Work to do
Pictures excluded, reproduce exactly the lines below from the one with "Output the web" through the one with "const errors = [numberErr, diameterErr];", both included.

Figure scripts
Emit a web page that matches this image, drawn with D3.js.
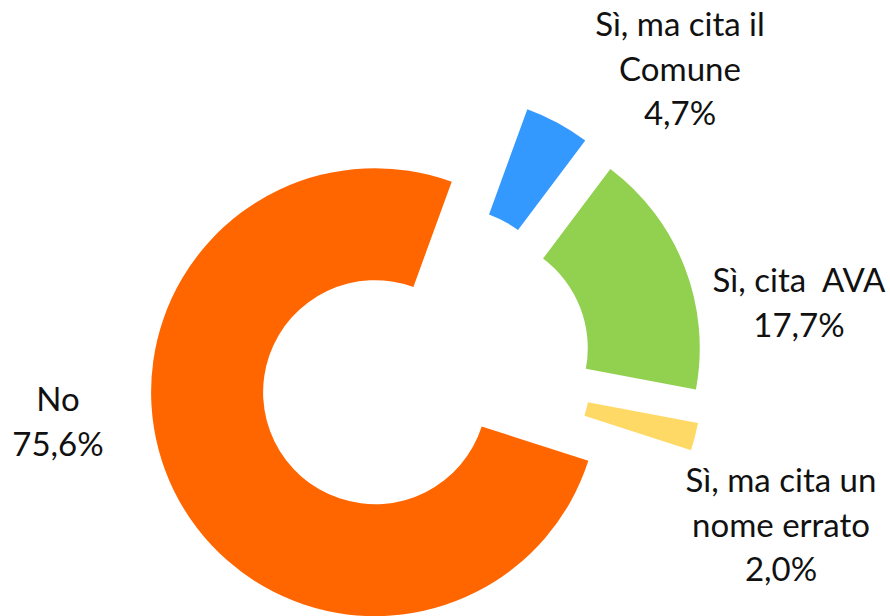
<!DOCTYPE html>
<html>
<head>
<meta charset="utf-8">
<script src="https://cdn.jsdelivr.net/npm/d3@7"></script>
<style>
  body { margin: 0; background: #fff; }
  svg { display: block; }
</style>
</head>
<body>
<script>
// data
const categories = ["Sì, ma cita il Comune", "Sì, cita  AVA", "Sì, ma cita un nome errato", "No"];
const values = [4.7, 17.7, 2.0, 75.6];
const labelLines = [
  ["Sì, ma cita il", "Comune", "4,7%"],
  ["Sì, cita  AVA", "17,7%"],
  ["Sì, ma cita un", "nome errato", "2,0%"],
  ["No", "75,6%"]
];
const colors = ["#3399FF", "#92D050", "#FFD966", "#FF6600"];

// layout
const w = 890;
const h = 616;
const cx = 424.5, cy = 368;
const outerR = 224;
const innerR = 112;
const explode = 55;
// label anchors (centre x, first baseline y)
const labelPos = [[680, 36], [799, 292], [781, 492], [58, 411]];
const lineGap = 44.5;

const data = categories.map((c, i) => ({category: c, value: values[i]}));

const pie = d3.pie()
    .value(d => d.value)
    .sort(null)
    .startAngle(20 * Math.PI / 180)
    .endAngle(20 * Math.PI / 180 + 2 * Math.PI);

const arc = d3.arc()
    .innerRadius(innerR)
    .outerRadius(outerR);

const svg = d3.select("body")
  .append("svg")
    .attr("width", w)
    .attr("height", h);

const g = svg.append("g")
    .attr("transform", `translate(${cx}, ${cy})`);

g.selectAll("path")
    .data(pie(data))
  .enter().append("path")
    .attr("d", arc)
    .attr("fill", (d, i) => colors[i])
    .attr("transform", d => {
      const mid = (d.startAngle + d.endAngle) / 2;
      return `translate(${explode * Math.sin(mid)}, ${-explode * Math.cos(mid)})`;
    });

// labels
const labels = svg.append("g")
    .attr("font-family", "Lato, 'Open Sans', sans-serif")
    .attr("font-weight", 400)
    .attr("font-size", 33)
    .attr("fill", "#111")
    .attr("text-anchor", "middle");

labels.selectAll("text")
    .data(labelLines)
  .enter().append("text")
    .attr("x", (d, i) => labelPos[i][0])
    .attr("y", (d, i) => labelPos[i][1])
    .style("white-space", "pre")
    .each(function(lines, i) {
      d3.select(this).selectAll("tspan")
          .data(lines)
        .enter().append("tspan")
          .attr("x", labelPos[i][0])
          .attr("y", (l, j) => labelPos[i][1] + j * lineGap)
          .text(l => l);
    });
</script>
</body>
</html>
==
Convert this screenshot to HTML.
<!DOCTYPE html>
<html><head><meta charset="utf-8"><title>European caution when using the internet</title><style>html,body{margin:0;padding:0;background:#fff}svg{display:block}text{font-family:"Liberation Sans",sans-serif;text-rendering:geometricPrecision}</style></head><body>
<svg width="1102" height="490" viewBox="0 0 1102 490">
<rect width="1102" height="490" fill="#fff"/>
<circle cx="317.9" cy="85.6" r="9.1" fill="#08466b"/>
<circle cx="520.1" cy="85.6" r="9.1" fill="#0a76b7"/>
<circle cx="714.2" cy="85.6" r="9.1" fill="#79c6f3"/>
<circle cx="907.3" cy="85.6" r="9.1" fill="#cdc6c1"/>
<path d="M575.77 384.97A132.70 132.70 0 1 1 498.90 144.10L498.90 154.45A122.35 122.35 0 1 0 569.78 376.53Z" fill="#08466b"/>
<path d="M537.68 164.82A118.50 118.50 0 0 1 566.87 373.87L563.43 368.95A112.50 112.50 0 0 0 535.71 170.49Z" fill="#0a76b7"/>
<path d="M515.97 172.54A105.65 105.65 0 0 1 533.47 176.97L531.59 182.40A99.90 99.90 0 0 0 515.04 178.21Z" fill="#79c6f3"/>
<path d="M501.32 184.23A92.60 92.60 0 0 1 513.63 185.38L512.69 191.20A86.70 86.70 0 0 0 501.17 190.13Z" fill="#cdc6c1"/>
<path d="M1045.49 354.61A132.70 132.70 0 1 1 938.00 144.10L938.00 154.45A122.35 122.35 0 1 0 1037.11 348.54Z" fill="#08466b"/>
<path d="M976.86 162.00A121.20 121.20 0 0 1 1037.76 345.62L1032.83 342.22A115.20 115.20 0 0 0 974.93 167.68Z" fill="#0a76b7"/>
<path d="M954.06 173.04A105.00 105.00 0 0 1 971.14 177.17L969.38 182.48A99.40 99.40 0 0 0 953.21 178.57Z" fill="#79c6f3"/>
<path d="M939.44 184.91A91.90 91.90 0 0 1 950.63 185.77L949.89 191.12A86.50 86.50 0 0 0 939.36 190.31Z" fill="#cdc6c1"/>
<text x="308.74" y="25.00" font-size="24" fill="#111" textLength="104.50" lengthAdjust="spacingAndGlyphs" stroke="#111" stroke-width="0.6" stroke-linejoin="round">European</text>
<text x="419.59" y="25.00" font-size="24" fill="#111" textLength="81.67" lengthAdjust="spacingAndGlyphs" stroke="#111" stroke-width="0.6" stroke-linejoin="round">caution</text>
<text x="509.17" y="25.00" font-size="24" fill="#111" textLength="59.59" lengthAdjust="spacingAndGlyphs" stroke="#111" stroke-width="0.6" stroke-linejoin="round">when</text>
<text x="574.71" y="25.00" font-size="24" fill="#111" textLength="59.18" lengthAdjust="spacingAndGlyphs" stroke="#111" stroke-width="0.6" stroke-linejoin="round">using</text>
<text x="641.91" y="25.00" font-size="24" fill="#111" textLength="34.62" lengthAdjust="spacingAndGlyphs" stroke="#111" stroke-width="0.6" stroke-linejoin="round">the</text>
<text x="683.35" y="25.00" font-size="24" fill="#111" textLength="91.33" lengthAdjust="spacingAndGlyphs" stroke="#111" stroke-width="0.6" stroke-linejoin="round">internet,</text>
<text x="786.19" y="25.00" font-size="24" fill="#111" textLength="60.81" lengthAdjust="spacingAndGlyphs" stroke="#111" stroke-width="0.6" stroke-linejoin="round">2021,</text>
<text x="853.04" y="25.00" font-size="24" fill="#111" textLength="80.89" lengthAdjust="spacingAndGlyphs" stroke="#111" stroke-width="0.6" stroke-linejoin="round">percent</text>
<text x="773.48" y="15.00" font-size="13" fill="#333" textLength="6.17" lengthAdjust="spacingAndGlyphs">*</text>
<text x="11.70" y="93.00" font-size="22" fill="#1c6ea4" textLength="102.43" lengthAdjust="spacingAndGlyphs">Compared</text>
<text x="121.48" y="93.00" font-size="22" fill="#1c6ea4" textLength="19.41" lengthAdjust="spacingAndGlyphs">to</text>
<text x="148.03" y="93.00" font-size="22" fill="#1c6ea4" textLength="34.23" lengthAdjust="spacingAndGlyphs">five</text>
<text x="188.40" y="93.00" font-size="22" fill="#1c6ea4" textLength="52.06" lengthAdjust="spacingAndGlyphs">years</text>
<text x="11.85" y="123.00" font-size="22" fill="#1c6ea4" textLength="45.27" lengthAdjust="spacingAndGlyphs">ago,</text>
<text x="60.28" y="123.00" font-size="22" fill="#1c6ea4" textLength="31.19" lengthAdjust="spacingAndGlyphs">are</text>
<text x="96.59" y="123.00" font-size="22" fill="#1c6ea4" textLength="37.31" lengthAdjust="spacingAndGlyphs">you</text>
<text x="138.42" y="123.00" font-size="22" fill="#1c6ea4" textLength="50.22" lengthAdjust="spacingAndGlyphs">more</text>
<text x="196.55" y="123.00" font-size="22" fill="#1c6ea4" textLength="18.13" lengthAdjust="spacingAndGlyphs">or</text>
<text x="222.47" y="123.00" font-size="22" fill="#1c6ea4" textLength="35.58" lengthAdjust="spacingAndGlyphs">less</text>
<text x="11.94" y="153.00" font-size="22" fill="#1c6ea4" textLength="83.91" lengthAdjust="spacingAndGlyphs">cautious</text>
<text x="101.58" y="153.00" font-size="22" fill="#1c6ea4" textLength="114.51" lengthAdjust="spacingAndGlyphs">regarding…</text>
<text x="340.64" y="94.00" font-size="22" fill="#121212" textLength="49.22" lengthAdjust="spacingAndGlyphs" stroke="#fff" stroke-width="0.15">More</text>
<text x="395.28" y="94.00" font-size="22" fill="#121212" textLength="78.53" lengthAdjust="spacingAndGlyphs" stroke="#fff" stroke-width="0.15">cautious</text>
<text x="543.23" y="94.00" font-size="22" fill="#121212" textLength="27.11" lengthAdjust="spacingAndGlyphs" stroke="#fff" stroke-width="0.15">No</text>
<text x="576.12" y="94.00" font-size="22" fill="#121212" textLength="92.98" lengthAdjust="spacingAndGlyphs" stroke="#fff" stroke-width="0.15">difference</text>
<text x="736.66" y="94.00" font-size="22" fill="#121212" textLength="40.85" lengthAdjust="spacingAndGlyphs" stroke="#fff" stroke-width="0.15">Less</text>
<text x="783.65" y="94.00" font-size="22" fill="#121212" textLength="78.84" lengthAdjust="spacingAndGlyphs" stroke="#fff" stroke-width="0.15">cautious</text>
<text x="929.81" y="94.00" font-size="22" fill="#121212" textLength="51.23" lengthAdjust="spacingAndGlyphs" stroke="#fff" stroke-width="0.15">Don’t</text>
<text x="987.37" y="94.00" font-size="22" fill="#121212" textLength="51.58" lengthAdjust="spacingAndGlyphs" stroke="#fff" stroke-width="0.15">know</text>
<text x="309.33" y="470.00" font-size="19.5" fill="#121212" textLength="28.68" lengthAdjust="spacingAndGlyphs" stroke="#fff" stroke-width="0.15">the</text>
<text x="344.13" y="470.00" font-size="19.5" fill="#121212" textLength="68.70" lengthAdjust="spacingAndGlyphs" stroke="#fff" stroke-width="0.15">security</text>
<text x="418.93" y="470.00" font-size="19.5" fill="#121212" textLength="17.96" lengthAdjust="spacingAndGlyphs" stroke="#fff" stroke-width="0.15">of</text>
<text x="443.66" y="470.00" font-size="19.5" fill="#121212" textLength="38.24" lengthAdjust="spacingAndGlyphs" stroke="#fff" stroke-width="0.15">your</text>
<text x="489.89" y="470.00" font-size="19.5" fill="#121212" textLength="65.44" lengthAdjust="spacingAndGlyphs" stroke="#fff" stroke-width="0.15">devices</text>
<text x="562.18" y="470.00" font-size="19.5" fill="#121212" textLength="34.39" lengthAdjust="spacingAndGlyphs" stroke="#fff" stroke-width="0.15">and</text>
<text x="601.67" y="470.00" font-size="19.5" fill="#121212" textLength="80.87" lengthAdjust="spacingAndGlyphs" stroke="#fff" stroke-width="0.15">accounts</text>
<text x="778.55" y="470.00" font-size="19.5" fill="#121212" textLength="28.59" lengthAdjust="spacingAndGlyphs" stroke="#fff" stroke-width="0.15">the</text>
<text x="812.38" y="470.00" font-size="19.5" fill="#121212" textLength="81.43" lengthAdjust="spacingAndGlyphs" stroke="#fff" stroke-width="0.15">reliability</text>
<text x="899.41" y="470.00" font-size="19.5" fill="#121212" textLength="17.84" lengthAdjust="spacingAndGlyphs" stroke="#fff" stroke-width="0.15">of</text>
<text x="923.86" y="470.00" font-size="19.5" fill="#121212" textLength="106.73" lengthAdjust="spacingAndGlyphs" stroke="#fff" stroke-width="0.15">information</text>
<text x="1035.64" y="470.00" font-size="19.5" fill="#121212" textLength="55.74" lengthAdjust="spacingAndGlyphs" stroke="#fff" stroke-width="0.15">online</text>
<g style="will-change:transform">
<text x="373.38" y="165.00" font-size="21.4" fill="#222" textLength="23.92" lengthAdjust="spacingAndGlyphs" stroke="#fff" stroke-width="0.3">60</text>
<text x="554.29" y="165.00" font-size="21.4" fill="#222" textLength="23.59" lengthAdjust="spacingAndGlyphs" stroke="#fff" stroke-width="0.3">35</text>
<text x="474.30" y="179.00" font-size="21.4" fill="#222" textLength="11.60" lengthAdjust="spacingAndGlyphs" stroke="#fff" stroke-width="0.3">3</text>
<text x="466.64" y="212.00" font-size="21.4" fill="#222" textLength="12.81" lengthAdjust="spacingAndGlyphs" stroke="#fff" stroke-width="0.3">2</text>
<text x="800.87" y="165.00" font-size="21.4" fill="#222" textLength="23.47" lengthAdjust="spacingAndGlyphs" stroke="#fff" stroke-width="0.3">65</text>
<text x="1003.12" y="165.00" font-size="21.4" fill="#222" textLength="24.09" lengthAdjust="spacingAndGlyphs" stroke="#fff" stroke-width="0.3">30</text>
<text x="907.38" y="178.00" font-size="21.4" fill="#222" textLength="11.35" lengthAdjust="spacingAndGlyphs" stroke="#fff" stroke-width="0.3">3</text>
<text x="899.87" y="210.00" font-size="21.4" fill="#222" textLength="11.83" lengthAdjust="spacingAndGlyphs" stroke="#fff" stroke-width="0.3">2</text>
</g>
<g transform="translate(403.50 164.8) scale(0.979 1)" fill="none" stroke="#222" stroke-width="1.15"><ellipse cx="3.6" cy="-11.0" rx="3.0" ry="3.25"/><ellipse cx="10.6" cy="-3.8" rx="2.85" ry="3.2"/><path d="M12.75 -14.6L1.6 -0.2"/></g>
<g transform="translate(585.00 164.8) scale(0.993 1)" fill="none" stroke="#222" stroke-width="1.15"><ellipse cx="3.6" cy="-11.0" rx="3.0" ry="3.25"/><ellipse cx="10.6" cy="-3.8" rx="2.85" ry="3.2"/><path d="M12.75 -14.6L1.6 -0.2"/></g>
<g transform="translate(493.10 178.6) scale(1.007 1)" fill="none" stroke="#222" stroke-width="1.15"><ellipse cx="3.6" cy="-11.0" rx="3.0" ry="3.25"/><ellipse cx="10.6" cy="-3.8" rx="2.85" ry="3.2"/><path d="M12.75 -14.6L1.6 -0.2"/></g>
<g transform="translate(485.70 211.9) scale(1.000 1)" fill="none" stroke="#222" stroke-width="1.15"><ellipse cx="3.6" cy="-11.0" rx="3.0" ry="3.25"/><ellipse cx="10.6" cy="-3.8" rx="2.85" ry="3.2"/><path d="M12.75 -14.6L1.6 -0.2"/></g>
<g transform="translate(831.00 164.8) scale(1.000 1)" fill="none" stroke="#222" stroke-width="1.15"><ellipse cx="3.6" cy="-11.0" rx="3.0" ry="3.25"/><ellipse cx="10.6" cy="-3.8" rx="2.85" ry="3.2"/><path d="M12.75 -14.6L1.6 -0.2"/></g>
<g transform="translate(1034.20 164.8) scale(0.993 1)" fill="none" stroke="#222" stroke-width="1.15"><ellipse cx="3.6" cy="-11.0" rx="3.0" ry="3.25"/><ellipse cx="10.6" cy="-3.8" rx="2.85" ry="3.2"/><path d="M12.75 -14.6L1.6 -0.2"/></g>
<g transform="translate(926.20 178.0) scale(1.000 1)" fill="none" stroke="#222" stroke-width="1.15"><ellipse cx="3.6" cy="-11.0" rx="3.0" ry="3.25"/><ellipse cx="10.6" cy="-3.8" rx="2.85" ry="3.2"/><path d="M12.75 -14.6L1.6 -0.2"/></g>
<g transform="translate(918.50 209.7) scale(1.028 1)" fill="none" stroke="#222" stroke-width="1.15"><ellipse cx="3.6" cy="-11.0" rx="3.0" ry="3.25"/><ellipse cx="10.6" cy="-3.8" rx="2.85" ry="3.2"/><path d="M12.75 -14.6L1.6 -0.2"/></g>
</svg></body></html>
...
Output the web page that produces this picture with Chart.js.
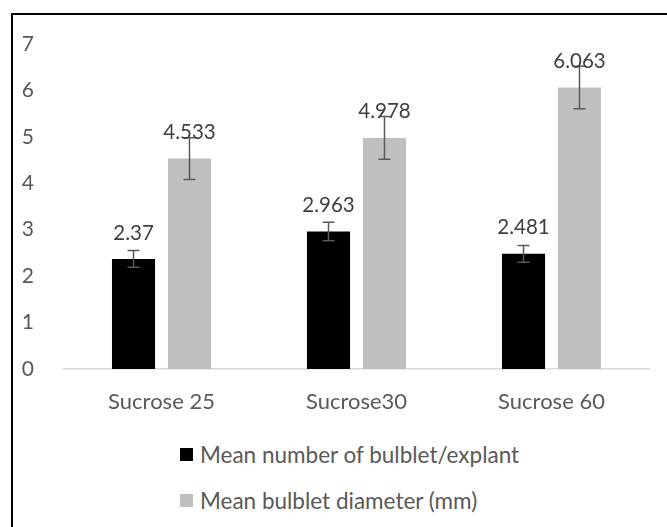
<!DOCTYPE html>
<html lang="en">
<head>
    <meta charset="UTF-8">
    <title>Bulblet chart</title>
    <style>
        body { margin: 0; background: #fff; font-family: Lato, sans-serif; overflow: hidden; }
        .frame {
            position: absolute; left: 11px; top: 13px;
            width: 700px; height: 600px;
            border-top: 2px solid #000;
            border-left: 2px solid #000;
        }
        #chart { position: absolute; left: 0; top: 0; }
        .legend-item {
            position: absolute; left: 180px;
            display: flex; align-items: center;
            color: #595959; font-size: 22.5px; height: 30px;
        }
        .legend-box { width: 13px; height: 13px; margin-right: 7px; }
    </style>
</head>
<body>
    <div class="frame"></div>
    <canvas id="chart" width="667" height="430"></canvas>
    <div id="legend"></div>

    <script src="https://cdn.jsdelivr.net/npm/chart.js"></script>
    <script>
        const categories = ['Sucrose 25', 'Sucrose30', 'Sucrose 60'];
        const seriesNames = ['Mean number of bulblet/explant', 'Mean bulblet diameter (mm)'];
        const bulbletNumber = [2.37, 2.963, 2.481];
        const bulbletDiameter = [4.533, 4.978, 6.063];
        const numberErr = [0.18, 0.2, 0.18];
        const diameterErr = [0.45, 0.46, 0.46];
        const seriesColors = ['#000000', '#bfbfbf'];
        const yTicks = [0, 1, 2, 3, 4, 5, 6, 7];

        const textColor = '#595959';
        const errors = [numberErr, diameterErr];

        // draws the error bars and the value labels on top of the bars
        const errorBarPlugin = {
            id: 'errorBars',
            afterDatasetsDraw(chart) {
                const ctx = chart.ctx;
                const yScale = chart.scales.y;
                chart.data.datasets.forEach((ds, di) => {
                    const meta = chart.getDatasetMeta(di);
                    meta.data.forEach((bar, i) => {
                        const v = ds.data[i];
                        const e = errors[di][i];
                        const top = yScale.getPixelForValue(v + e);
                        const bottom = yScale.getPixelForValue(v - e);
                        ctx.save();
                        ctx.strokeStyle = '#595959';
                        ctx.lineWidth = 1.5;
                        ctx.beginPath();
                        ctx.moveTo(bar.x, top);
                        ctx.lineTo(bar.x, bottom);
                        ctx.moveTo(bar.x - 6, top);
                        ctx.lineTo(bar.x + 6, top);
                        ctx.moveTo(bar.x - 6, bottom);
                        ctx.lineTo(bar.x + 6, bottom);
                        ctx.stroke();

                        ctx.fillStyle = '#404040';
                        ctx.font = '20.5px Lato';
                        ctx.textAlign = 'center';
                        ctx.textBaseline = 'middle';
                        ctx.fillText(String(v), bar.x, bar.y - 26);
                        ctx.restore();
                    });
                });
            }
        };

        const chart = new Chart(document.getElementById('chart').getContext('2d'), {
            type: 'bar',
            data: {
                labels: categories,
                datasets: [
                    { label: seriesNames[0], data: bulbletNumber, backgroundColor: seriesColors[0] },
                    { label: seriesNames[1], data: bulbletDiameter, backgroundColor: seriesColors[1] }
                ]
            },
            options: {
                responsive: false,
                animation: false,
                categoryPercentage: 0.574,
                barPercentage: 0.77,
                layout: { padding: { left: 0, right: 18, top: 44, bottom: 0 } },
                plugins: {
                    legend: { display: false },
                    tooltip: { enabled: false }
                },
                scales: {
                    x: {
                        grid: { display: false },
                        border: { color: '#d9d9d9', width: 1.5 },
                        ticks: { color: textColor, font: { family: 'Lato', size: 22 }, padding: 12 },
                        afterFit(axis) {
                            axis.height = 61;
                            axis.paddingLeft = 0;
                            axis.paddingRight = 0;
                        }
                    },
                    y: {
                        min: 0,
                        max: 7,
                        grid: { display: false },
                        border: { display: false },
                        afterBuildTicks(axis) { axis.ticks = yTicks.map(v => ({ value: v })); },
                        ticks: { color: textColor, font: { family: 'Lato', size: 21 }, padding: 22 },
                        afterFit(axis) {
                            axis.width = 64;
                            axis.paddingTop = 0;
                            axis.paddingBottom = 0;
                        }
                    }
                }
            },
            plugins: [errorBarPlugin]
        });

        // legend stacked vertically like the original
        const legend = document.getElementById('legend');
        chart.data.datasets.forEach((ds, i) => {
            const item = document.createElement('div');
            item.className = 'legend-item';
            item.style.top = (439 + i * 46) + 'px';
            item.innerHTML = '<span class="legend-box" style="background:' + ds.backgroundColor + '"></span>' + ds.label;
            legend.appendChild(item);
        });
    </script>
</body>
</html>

Output for this exercise
Output the web page that produces this picture with Chart.js.
<!DOCTYPE html>
<html lang="en">
<head>
    <meta charset="UTF-8">
    <title>Bulblet chart</title>
    <style>
        body { margin: 0; background: #fff; font-family: Lato, sans-serif; overflow: hidden; }
        .frame {
            position: absolute; left: 11px; top: 13px;
            width: 700px; height: 600px;
            border-top: 2px solid #000;
            border-left: 2px solid #000;
        }
        #chart { position: absolute; left: 0; top: 0; }
        .legend-item {
            position: absolute; left: 180px;
            display: flex; align-items: center;
            color: #595959; font-size: 22.5px; height: 30px;
        }
        .legend-box { width: 13px; height: 13px; margin-right: 7px; }
    </style>
</head>
<body>
    <div class="frame"></div>
    <canvas id="chart" width="667" height="430"></canvas>
    <div id="legend"></div>

    <script src="https://cdn.jsdelivr.net/npm/chart.js"></script>
    <script>
        const categories = ['Sucrose 25', 'Sucrose30', 'Sucrose 60'];
        const seriesNames = ['Mean number of bulblet/explant', 'Mean bulblet diameter (mm)'];
        const bulbletNumber = [2.37, 2.963, 2.481];
        const bulbletDiameter = [4.533, 4.978, 6.063];
        const numberErr = [0.18, 0.2, 0.18];
        const diameterErr = [0.45, 0.46, 0.46];
        const seriesColors = ['#000000', '#bfbfbf'];
        const yTicks = [0, 1, 2, 3, 4, 5, 6, 7];

        const textColor = '#595959';
        const errors = [numberErr, diameterErr];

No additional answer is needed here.